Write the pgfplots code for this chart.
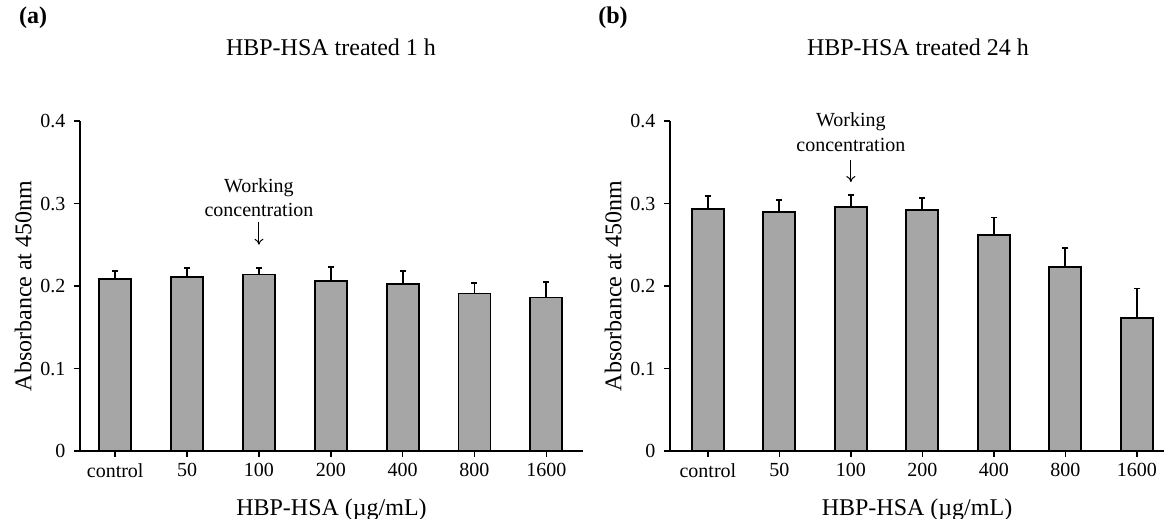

---

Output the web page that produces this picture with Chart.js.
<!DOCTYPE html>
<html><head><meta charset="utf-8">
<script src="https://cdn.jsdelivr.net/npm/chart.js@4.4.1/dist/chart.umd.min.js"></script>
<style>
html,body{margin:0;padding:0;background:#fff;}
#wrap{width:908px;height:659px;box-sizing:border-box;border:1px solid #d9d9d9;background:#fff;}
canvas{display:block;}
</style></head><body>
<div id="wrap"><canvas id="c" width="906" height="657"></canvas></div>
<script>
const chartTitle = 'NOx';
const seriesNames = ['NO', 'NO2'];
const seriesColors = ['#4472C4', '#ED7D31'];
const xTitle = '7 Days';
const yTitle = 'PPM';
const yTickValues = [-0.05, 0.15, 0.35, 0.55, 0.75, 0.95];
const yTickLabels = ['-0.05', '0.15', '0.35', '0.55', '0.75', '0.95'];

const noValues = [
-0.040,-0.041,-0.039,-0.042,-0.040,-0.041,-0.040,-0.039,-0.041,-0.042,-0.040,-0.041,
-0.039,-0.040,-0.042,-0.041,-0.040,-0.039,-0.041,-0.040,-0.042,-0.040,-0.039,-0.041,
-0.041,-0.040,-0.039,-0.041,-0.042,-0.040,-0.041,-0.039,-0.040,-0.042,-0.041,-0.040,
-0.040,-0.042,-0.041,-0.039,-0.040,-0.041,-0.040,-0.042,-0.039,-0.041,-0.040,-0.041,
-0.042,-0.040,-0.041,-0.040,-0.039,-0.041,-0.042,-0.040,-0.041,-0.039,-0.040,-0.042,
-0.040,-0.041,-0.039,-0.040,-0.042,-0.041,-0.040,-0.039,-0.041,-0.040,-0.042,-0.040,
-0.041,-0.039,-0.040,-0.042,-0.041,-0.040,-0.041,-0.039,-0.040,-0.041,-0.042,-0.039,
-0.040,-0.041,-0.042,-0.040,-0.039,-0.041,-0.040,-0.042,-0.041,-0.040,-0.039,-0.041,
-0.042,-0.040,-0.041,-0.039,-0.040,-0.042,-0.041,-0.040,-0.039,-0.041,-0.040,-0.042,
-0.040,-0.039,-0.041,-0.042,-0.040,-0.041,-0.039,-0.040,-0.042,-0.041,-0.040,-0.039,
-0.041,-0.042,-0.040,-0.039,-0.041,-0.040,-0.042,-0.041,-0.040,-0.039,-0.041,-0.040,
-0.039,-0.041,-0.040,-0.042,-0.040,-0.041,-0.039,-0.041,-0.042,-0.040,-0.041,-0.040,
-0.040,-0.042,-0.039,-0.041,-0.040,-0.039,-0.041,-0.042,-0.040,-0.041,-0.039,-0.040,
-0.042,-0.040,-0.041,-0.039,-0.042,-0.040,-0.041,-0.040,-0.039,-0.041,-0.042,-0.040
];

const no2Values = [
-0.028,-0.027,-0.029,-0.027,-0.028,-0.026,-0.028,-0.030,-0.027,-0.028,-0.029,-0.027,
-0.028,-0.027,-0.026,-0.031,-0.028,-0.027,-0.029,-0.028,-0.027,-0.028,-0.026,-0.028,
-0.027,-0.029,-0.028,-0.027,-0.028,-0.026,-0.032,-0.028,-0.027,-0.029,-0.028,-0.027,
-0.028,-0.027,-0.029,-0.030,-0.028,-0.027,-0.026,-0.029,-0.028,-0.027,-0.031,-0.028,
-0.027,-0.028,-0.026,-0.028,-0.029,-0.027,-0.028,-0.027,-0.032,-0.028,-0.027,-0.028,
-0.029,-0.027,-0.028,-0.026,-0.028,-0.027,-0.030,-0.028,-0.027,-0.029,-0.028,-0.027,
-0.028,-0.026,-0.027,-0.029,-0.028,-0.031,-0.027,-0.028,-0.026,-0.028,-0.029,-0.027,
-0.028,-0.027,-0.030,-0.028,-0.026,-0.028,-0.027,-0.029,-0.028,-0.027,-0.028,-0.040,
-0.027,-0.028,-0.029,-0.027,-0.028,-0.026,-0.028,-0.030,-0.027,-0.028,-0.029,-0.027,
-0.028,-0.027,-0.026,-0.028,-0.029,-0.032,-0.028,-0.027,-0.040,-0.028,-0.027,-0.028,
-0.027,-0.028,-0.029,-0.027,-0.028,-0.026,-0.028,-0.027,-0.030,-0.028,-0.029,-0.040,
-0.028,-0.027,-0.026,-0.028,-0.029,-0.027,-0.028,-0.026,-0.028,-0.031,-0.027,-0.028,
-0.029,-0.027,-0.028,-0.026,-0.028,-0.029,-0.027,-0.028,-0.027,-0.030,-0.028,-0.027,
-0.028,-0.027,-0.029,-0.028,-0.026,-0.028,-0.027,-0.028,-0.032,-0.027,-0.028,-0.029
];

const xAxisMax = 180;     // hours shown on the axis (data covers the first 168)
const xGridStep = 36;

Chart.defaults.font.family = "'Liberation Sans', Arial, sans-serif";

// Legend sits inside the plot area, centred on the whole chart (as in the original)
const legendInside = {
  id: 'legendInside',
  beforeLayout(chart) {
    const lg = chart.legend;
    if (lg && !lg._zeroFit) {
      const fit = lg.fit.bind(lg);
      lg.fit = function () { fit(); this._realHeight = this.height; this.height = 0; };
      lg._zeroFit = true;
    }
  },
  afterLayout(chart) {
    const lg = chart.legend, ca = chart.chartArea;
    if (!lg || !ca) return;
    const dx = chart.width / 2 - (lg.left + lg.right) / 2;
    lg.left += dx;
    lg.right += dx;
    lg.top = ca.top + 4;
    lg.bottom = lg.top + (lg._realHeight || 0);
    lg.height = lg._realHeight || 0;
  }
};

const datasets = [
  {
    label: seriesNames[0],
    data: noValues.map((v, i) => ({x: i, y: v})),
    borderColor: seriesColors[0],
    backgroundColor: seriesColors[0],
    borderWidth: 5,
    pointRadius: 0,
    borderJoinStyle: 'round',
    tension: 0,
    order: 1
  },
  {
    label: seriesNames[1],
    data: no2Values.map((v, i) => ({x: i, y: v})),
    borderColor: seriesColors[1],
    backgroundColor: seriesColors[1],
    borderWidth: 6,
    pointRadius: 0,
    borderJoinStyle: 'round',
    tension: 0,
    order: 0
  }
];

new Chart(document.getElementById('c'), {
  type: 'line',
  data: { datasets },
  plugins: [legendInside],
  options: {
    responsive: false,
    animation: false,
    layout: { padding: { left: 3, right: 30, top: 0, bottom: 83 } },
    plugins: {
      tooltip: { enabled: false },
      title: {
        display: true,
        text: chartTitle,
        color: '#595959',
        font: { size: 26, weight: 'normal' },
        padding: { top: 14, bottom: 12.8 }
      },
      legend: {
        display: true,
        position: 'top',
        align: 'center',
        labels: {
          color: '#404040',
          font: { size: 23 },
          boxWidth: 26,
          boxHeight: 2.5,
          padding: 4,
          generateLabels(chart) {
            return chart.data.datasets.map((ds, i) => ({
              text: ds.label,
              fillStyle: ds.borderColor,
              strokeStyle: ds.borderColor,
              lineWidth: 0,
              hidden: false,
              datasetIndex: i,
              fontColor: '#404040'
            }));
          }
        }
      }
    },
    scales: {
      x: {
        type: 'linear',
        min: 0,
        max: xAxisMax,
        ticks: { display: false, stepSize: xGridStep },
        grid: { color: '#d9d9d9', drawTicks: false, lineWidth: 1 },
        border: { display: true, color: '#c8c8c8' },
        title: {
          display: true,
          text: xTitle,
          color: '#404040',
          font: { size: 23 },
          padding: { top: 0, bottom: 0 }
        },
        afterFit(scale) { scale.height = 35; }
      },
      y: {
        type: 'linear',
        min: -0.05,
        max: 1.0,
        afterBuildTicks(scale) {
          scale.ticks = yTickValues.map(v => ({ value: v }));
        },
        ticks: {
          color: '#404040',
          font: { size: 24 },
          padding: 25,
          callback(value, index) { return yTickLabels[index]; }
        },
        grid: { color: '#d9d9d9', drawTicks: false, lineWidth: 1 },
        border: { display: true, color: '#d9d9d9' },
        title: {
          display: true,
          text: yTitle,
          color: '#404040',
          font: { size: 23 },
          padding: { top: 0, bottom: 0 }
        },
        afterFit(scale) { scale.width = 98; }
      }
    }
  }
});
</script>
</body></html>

* * *

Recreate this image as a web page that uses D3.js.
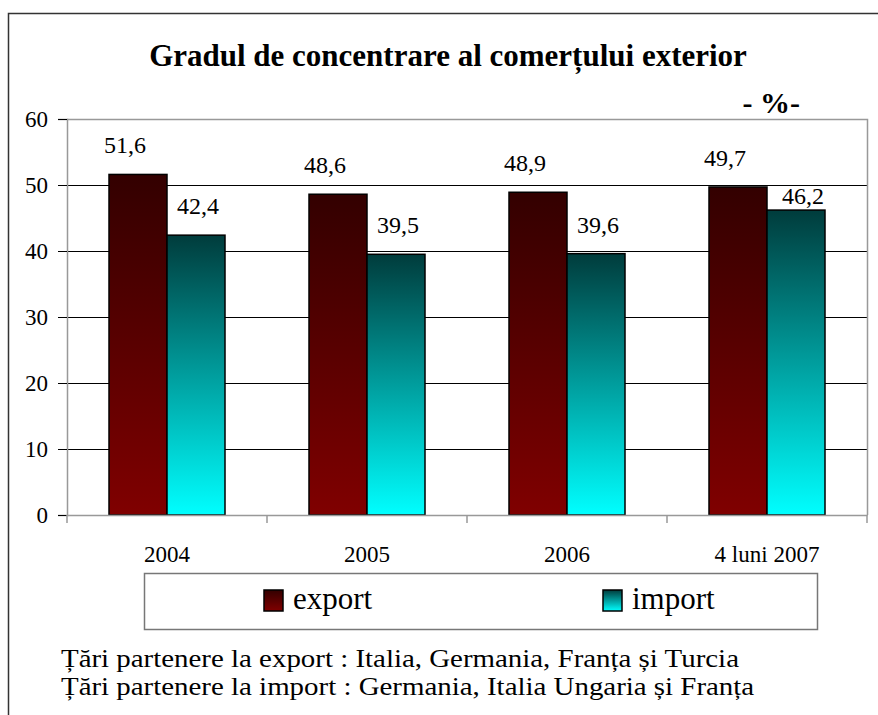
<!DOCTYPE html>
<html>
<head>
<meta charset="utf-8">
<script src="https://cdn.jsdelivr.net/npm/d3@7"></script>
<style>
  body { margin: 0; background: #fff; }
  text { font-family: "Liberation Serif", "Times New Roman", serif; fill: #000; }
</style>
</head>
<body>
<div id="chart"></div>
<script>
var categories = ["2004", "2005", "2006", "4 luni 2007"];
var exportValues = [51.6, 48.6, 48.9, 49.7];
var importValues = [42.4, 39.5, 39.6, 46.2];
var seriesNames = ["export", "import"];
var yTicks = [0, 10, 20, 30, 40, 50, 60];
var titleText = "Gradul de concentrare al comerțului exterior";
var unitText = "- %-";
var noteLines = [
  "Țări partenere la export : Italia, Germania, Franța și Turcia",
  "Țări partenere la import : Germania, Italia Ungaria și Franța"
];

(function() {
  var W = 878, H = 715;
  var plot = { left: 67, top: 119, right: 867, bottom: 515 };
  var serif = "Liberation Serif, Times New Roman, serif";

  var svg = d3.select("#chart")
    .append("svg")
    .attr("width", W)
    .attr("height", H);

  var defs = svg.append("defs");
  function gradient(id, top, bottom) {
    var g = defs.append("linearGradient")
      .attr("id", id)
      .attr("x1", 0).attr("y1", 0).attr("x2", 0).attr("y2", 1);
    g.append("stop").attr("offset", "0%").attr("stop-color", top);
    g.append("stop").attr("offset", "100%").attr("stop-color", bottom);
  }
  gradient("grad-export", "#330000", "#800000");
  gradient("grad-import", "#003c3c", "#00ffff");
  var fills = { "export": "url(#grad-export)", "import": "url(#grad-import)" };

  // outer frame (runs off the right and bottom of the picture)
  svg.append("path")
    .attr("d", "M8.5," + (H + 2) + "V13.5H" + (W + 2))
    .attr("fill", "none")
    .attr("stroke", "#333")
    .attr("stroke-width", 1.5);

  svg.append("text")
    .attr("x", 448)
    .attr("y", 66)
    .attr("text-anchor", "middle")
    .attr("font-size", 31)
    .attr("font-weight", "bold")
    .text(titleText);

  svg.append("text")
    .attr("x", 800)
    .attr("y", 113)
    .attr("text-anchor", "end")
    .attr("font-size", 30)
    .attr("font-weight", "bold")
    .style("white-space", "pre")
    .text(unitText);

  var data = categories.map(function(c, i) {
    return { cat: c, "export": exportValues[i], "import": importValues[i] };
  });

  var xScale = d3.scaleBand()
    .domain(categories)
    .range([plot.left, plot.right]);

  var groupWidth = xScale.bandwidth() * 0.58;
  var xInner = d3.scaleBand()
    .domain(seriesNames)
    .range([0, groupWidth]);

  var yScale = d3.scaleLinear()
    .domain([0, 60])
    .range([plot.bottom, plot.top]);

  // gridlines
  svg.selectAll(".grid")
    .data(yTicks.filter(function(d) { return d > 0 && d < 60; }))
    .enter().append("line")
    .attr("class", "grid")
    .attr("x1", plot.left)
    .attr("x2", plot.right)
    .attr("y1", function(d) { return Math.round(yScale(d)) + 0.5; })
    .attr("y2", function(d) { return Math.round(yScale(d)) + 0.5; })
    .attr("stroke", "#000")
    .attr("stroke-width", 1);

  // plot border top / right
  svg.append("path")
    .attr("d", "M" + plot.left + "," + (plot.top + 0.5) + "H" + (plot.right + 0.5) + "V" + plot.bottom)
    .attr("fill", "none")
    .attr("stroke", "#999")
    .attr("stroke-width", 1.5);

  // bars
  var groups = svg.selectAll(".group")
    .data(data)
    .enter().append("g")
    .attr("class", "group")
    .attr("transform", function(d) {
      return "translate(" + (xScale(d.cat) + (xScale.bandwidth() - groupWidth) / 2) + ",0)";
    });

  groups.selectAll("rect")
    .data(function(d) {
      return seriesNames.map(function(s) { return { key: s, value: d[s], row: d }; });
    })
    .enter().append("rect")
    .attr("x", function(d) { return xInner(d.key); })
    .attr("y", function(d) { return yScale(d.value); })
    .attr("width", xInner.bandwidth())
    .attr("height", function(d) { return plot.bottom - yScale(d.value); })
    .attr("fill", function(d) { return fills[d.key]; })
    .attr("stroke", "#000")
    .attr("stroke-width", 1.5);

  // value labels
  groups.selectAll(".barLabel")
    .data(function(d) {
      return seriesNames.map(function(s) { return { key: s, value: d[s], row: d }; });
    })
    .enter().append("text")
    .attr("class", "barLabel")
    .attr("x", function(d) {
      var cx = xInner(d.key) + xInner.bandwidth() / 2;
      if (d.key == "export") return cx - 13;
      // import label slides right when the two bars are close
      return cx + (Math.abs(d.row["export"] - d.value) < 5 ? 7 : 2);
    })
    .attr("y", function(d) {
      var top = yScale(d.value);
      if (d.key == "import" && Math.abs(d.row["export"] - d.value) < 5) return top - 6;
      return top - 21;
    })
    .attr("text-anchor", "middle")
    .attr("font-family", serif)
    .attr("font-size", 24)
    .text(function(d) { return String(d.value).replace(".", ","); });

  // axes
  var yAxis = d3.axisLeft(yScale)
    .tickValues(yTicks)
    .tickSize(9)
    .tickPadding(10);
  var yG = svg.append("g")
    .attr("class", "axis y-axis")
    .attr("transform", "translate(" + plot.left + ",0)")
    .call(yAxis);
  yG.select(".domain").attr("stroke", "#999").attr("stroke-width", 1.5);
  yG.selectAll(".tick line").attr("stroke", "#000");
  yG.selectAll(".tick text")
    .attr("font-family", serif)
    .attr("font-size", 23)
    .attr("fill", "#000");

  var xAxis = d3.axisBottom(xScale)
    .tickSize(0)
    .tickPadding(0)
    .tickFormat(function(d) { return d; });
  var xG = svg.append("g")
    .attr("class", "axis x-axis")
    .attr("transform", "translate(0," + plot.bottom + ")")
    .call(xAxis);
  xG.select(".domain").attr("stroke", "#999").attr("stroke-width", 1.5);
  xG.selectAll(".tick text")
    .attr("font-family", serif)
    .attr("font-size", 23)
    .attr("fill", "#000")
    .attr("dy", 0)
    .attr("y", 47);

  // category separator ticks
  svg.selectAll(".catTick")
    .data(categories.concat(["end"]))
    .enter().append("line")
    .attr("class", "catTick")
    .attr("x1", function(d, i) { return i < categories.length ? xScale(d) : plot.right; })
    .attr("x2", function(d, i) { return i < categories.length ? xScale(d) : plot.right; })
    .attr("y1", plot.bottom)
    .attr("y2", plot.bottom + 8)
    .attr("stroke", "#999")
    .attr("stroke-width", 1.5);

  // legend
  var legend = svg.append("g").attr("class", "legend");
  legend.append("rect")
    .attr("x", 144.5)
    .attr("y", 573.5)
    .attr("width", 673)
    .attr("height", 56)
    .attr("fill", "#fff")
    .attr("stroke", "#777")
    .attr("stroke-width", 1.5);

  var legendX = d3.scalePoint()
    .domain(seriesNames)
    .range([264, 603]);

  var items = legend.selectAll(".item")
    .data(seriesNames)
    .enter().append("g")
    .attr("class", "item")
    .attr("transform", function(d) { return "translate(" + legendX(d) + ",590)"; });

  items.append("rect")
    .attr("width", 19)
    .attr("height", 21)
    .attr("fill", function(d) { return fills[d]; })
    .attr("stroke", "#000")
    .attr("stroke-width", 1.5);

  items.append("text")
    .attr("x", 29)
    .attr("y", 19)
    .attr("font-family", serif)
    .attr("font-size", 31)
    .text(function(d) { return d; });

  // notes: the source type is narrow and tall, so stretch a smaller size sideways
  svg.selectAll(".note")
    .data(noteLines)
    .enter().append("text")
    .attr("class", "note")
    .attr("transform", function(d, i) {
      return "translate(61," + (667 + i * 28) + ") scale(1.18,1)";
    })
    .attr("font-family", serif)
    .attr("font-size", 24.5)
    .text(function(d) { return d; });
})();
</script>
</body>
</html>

#### Exercise details
Looking at the data above, show all lines where the word "page" occurs.

#### The result
Output the web page that produces this picture with Chart.js.
Recreate this image as a web page that uses D3.js.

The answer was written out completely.